Exercise requirements: Quote the listing below in its entirety, omitting every image.

--------

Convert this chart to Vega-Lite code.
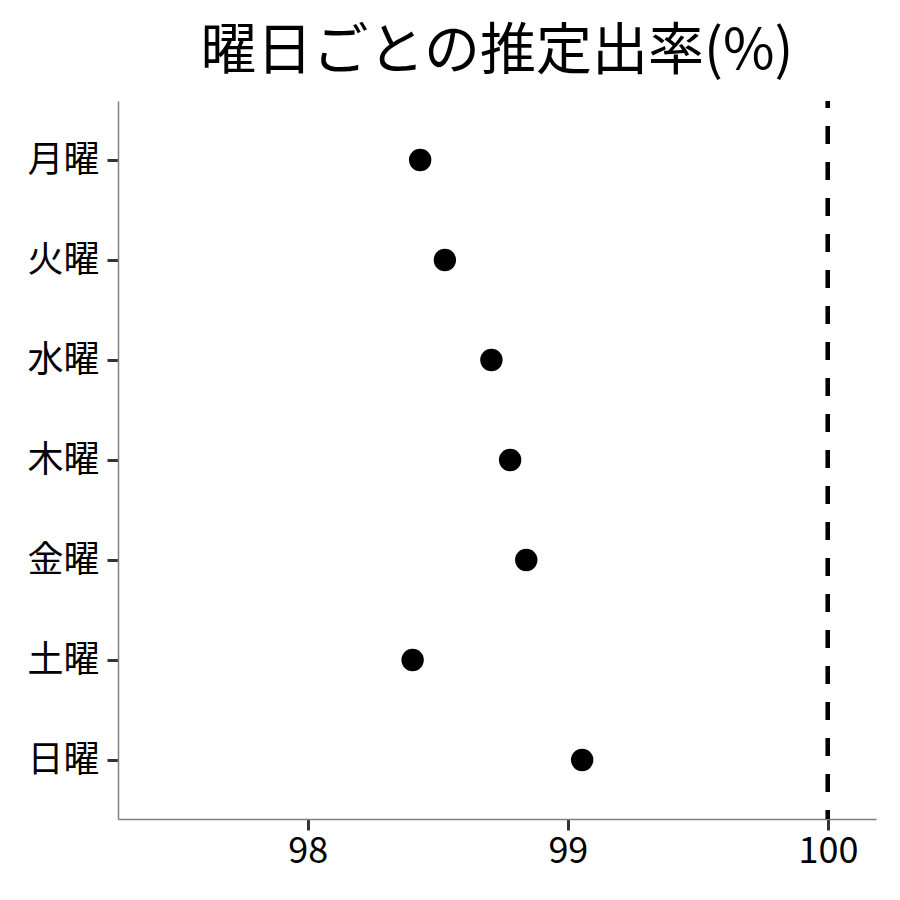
{
  "$schema": "https://vega.github.io/schema/vega-lite/v6.json",
  "autosize": {"type": "none"},
  "width": 758,
  "height": 718,
  "padding": {"left": 118, "top": 101, "right": 24, "bottom": 81},
  "background": "white",
  "config": {
    "font": "Noto Sans CJK JP",
    "view": {"stroke": null}
  },
  "title": {
    "text": "曜日ごとの推定出率(%)",
    "fontSize": 56,
    "fontWeight": "normal",
    "color": "black",
    "anchor": "middle",
    "frame": "group",
    "offset": 18
  },
  "data": {
    "values": [
      {"day": "月曜", "rate": 98.432},
      {"day": "火曜", "rate": 98.527},
      {"day": "水曜", "rate": 98.706},
      {"day": "木曜", "rate": 98.778},
      {"day": "金曜", "rate": 98.840},
      {"day": "土曜", "rate": 98.403},
      {"day": "日曜", "rate": 99.055}
    ]
  },
  "layer": [
    {
      "mark": {"type": "rule", "color": "black", "strokeWidth": 4, "strokeDash": [18, 18], "strokeDashOffset": 11},
      "encoding": {
        "x": {"datum": 100, "type": "quantitative"}
      }
    },
    {
      "mark": {"type": "circle", "color": "black", "opacity": 1, "size": 500},
      "encoding": {
        "x": {
          "field": "rate",
          "type": "quantitative",
          "scale": {"domain": [97.27, 100.185], "nice": false, "zero": false},
          "axis": {
            "title": null,
            "values": [98, 99, 100],
            "format": "d",
            "grid": false,
            "labelFontSize": 36,
            "labelColor": "black",
            "labelPadding": 4,
            "tickSize": 11,
            "tickWidth": 3,
            "tickColor": "#333333",
            "domainColor": "#7f7f7f",
            "domainWidth": 1.5
          }
        },
        "y": {
          "field": "day",
          "type": "nominal",
          "sort": ["月曜", "火曜", "水曜", "木曜", "金曜", "土曜", "日曜"],
          "scale": {"type": "point", "padding": 0.59},
          "axis": {
            "title": null,
            "grid": false,
            "labelFontSize": 36,
            "labelColor": "black",
            "labelPadding": 8,
            "tickSize": 11,
            "tickWidth": 3,
            "tickColor": "#333333",
            "domainColor": "#7f7f7f",
            "domainWidth": 1.5
          }
        }
      }
    }
  ]
}
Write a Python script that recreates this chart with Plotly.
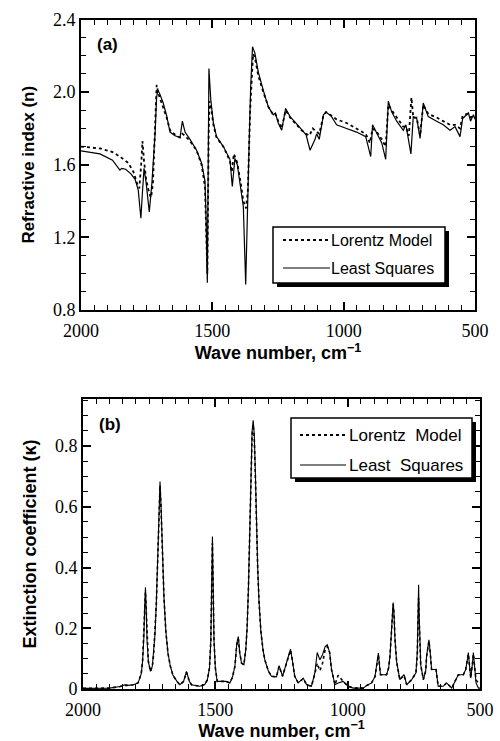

--------

Task solution:
Convert this chart to Vega-Lite code.
{
  "$schema": "https://vega.github.io/schema/vega-lite/v6.json",
  "autosize": {"type": "none"},
  "width": 758,
  "height": 718,
  "padding": {"left": 118, "top": 101, "right": 24, "bottom": 81},
  "background": "white",
  "config": {
    "font": "Noto Sans CJK JP",
    "view": {"stroke": null}
  },
  "title": {
    "text": "曜日ごとの推定出率(%)",
    "fontSize": 56,
    "fontWeight": "normal",
    "color": "black",
    "anchor": "middle",
    "frame": "group",
    "offset": 18
  },
  "data": {
    "values": [
      {"day": "月曜", "rate": 98.432},
      {"day": "火曜", "rate": 98.527},
      {"day": "水曜", "rate": 98.706},
      {"day": "木曜", "rate": 98.778},
      {"day": "金曜", "rate": 98.840},
      {"day": "土曜", "rate": 98.403},
      {"day": "日曜", "rate": 99.055}
    ]
  },
  "layer": [
    {
      "mark": {"type": "rule", "color": "black", "strokeWidth": 4, "strokeDash": [18, 18], "strokeDashOffset": 11},
      "encoding": {
        "x": {"datum": 100, "type": "quantitative"}
      }
    },
    {
      "mark": {"type": "circle", "color": "black", "opacity": 1, "size": 500},
      "encoding": {
        "x": {
          "field": "rate",
          "type": "quantitative",
          "scale": {"domain": [97.27, 100.185], "nice": false, "zero": false},
          "axis": {
            "title": null,
            "values": [98, 99, 100],
            "format": "d",
            "grid": false,
            "labelFontSize": 36,
            "labelColor": "black",
            "labelPadding": 4,
            "tickSize": 11,
            "tickWidth": 3,
            "tickColor": "#333333",
            "domainColor": "#7f7f7f",
            "domainWidth": 1.5
          }
        },
        "y": {
          "field": "day",
          "type": "nominal",
          "sort": ["月曜", "火曜", "水曜", "木曜", "金曜", "土曜", "日曜"],
          "scale": {"type": "point", "padding": 0.59},
          "axis": {
            "title": null,
            "grid": false,
            "labelFontSize": 36,
            "labelColor": "black",
            "labelPadding": 8,
            "tickSize": 11,
            "tickWidth": 3,
            "tickColor": "#333333",
            "domainColor": "#7f7f7f",
            "domainWidth": 1.5
          }
        }
      }
    }
  ]
}
Write a Python script that recreates this chart with Plotly.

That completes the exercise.